--- Data extract ---
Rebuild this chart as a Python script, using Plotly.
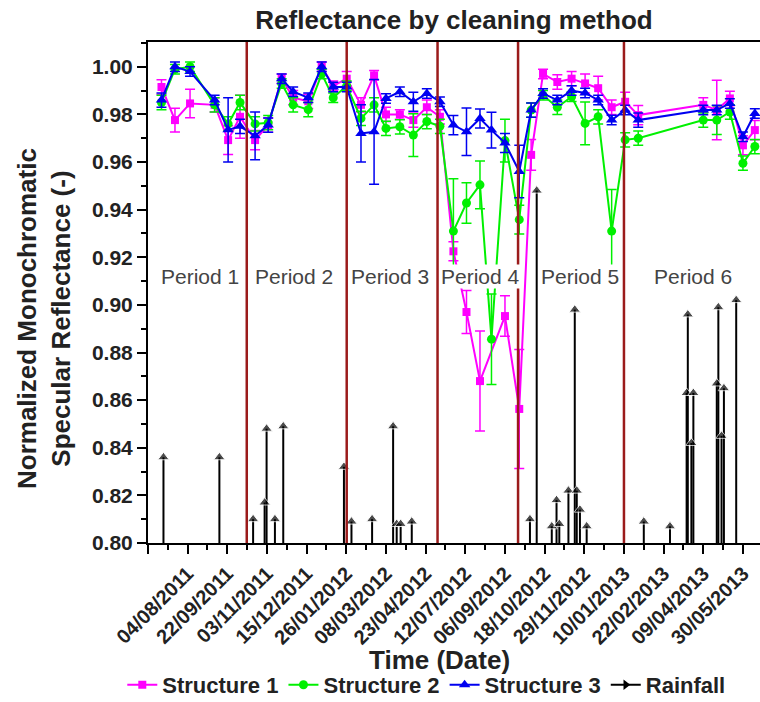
import plotly.graph_objects as go

# ---------------------------------------------------------------------------
# Data
# ---------------------------------------------------------------------------
title_text = "Reflectance by cleaning method"

# labelled dates on the time axis (one axis unit per label)
date_labels = ["04/08/2011", "22/09/2011", "03/11/2011", "15/12/2011", "26/01/2012",
               "08/03/2012", "23/04/2012", "12/07/2012", "06/09/2012", "18/10/2012",
               "29/11/2012", "10/01/2013", "22/02/2013", "09/04/2013", "30/05/2013"]
date_ticks = list(range(1, len(date_labels) + 1))

# measurement positions on the time axis
t = [0.34, 0.68, 1.06, 1.68, 2.02, 2.32,
     2.70, 3.03, 3.37, 3.66, 4.04, 4.38, 4.67, 5.01,
     5.37, 5.70, 6.00, 6.35, 6.69, 7.03,
     7.36, 7.70, 8.03, 8.37, 8.66, 9.00, 9.36,
     9.66, 9.96, 10.32, 10.68, 11.02, 11.35, 11.69, 12.03,
     12.36, 14.00, 14.34, 14.67, 15.00, 15.30]

structure1 = [0.9915, 0.9776, 0.9846, 0.9840, 0.9692, 0.9790,
              0.9692, 0.9755, 0.9950, 0.9870, 0.9855, 1.0000, 0.9920, 0.9950,
              0.9840, 0.9964, 0.9800, 0.9800, 0.9776, 0.9830,
              0.9790, 0.9225, 0.8970, 0.8680, None, 0.8953, 0.8563,
              0.9630, 0.9970, 0.9936, 0.9950, 0.9930, 0.9910, 0.9830, 0.9853,
              0.9797, 0.9840, 0.9818, 0.9867, 0.9670, 0.9734]
structure1_err = [0.003, 0.005, 0.006, 0.003, 0.006, 0.009,
                  0.004, 0.003, 0.002, 0.003, 0.003, 0.002, 0.002, 0.003,
                  0.003, 0.002, 0.003, 0.002, 0.003, 0.003,
                  0.003, 0.004, 0.009, 0.021, 0.0, 0.0085, 0.025,
                  0.0065, 0.002, 0.003, 0.003, 0.004, 0.005, 0.003, 0.004,
                  0.004, 0.003, 0.0125, 0.003, 0.004, 0.004]

structure2 = [0.9850, 0.9990, 1.0000, 0.9840, 0.9760, 0.9850,
              0.9760, 0.9765, 0.9930, 0.9840, 0.9820, 0.9970, 0.9870, 0.9920,
              0.9783, 0.9840, 0.9741, 0.9748, 0.9713, 0.9770,
              0.9750, 0.9310, 0.9428, 0.9504, 0.8856, 0.9690, 0.9358,
              0.9818, 0.9880, 0.9830, 0.9874, 0.9762, 0.9790, 0.9310, 0.9693,
              0.9700, 0.9776, 0.9776, 0.9810, 0.9595, 0.9665]
structure2_err = [0.003, 0.002, 0.002, 0.003, 0.003, 0.003,
                  0.003, 0.003, 0.002, 0.003, 0.003, 0.002, 0.002, 0.002,
                  0.003, 0.003, 0.003, 0.003, 0.009, 0.003,
                  0.003, 0.022, 0.0085, 0.010, 0.019, 0.009, 0.006,
                  0.003, 0.002, 0.003, 0.002, 0.009, 0.003, 0.0175, 0.003,
                  0.003, 0.003, 0.006, 0.003, 0.003, 0.003]

structure3 = [0.9860, 1.0000, 0.9980, 0.9860, 0.9735, 0.9750,
              0.9710, 0.9755, 0.9950, 0.9895, 0.9870, 1.0000, 0.9915, 0.9915,
              0.9720, 0.9727, 0.9867, 0.9895, 0.9853, 0.9888,
              0.9853, 0.9755, 0.9727, 0.9783, 0.9734, 0.9680, 0.9560,
              0.9818, 0.9888, 0.9860, 0.9900, 0.9890, 0.9860, 0.9776, 0.9818,
              0.9776, 0.9818, 0.9818, 0.9846, 0.9706, 0.9804]
structure3_err = [0.003, 0.002, 0.002, 0.002, 0.0135, 0.003,
                  0.010, 0.003, 0.002, 0.002, 0.002, 0.002, 0.002, 0.002,
                  0.012, 0.022, 0.002, 0.002, 0.004, 0.002,
                  0.002, 0.004, 0.010, 0.004, 0.0075, 0.004, 0.011,
                  0.003, 0.002, 0.002, 0.002, 0.002, 0.002, 0.002, 0.002,
                  0.003, 0.002, 0.002, 0.002, 0.002, 0.002]

# rainfall events: position on the time axis and arrow height (axis units)
rain_t = [0.39, 1.80, 2.65, 2.94, 2.99, 3.20, 3.41, 4.94, 5.13, 5.65, 6.18, 6.27, 6.37, 6.65,
          9.63, 9.80, 10.18, 10.30, 10.37, 10.60, 10.76, 10.81, 10.89, 11.06,
          12.50, 13.16, 13.58, 13.61, 13.70, 13.75, 14.34, 14.38, 14.46, 14.52, 14.83]
rain_h = [0.836, 0.836, 0.810, 0.817, 0.848, 0.810, 0.849, 0.832, 0.809, 0.810, 0.849, 0.808, 0.808, 0.809,
          0.810, 0.948, 0.807, 0.818, 0.808, 0.822, 0.898, 0.822, 0.814, 0.807,
          0.809, 0.807, 0.863, 0.896, 0.842, 0.863, 0.867, 0.899, 0.845, 0.865, 0.902]

# cleaning periods
period_bounds = [2.49, 5.01, 7.30, 9.33, 12.00]
period_names = ["Period 1", "Period 2", "Period 3", "Period 4", "Period 5", "Period 6"]
period_label_t = [1.31, 3.68, 6.10, 8.38, 10.88, 13.75]
period_label_y = 0.912

Y_MIN, Y_MAX = 0.80, 1.0104
X_MIN, X_MAX = 0.0, 15.43

FONT = "Liberation Sans, Arial, Helvetica, sans-serif"
C1, C2, C3 = "#FF00FF", "#00F000", "#0000F0"
PERIOD_COLOR = "#9B1B1B"

fig = go.Figure()


def add_structure(name, y, err, color, symbol, size):
    fig.add_trace(go.Scatter(
        x=t, y=y, name=name, mode="lines+markers", connectgaps=True,
        line=dict(color=color, width=2),
        marker=dict(color=color, symbol=symbol, size=size),
        error_y=dict(type="data", array=err, color=color, thickness=1.5, width=5),
    ))


add_structure("Structure 1", structure1, structure1_err, C1, "square", 8)
add_structure("Structure 2", structure2, structure2_err, C2, "circle", 9)
add_structure("Structure 3", structure3, structure3_err, C3, "triangle-up", 10)

# rainfall drawn as upward arrows from the axis floor
rx, ry, rs = [], [], []
for xv, hv in zip(rain_t, rain_h):
    rx += [xv, xv, None]
    ry += [Y_MIN, hv, None]
    rs += [0, 10, 0]
fig.add_trace(go.Scatter(
    x=rx, y=ry, mode="lines+markers", showlegend=False, name="Rainfall",
    line=dict(color="black", width=2),
    marker=dict(color="black", symbol="triangle-up", size=rs),
))
# legend entry for the rainfall arrows
fig.add_trace(go.Scatter(
    x=[None], y=[None], mode="lines+markers", name="Rainfall",
    line=dict(color="black", width=2),
    marker=dict(color="black", symbol="triangle-right", size=9),
))

for b in period_bounds:
    fig.add_shape(type="line", xref="x", yref="paper", x0=b, x1=b, y0=0, y1=1,
                  line=dict(color=PERIOD_COLOR, width=2.5), layer="above")

for name, xv in zip(period_names, period_label_t):
    fig.add_annotation(x=xv, y=period_label_y, xref="x", yref="y", text=name,
                       showarrow=False, bgcolor="white", borderpad=0,
                       font=dict(family=FONT, size=21, color="#444444"))

# axis titles
fig.add_annotation(x=-0.170, y=0.449, xref="paper", yref="paper",
                   xanchor="center", yanchor="middle",
                   text="Normalized Monochromatic<br>Specular Reflectance (-)",
                   textangle=-90, showarrow=False, align="center",
                   font=dict(family=FONT, size=26, color="#222222", weight="bold"))
fig.add_annotation(x=0.477, y=-0.2335, xref="paper", yref="paper",
                   xanchor="center", yanchor="middle",
                   text="Time (Date)", showarrow=False,
                   font=dict(family=FONT, size=26, color="#222222", weight="bold"))

fig.update_layout(
    width=760, height=702,
    margin=dict(l=148, r=0, t=42, b=159, autoexpand=False),
    paper_bgcolor="white", plot_bgcolor="white",
    title=dict(text=title_text, x=0.5, xref="paper", xanchor="center",
               y=1 - 20 / 702, yref="container", yanchor="middle",
               font=dict(family=FONT, size=26, color="#222222", weight="bold")),
    showlegend=True,
    legend=dict(orientation="h", x=-0.042, y=-0.2415, xanchor="left", yanchor="top",
                font=dict(family=FONT, size=22, color="#222222", weight="bold"),
                bgcolor="rgba(0,0,0,0)", itemwidth=30, tracegroupgap=0),
)

fig.update_xaxes(
    range=[X_MIN, X_MAX], showgrid=False, zeroline=False, automargin=False,
    showline=True, linecolor="black", linewidth=2, mirror=True,
    tickmode="array", tickvals=[0] + date_ticks, ticktext=[""] + date_labels,
    ticks="outside", ticklen=9, tickwidth=2, tickcolor="black", tickangle=-45,
    tickfont=dict(family=FONT, size=20, color="#222222", weight="bold"),
    minor=dict(tickmode="linear", tick0=0.5, dtick=1, ticks="outside",
               ticklen=5, tickwidth=1.5, tickcolor="black"),
)
fig.update_yaxes(
    range=[Y_MIN, Y_MAX], showgrid=False, zeroline=False, automargin=False,
    showline=True, linecolor="black", linewidth=2, mirror=False,
    tickmode="linear", tick0=0.80, dtick=0.02, tickformat=".2f",
    ticks="outside", ticklen=9, tickwidth=2, tickcolor="black",
    tickfont=dict(family=FONT, size=21, color="#222222", weight="bold"),
    minor=dict(tickmode="linear", tick0=0.80, dtick=0.01, ticks="outside",
               ticklen=5, tickwidth=1.5, tickcolor="black"),
)

fig.write_html("out.html")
---
Output exactly the span of lines from the top of the listing through the line holding "date_ticks = list(range(1, len(date_labels)", and leave every picture out.

Rebuild this chart as a Python script, using Plotly.
import plotly.graph_objects as go

# ---------------------------------------------------------------------------
# Data
# ---------------------------------------------------------------------------
title_text = "Reflectance by cleaning method"

# labelled dates on the time axis (one axis unit per label)
date_labels = ["04/08/2011", "22/09/2011", "03/11/2011", "15/12/2011", "26/01/2012",
               "08/03/2012", "23/04/2012", "12/07/2012", "06/09/2012", "18/10/2012",
               "29/11/2012", "10/01/2013", "22/02/2013", "09/04/2013", "30/05/2013"]
date_ticks = list(range(1, len(date_labels) + 1))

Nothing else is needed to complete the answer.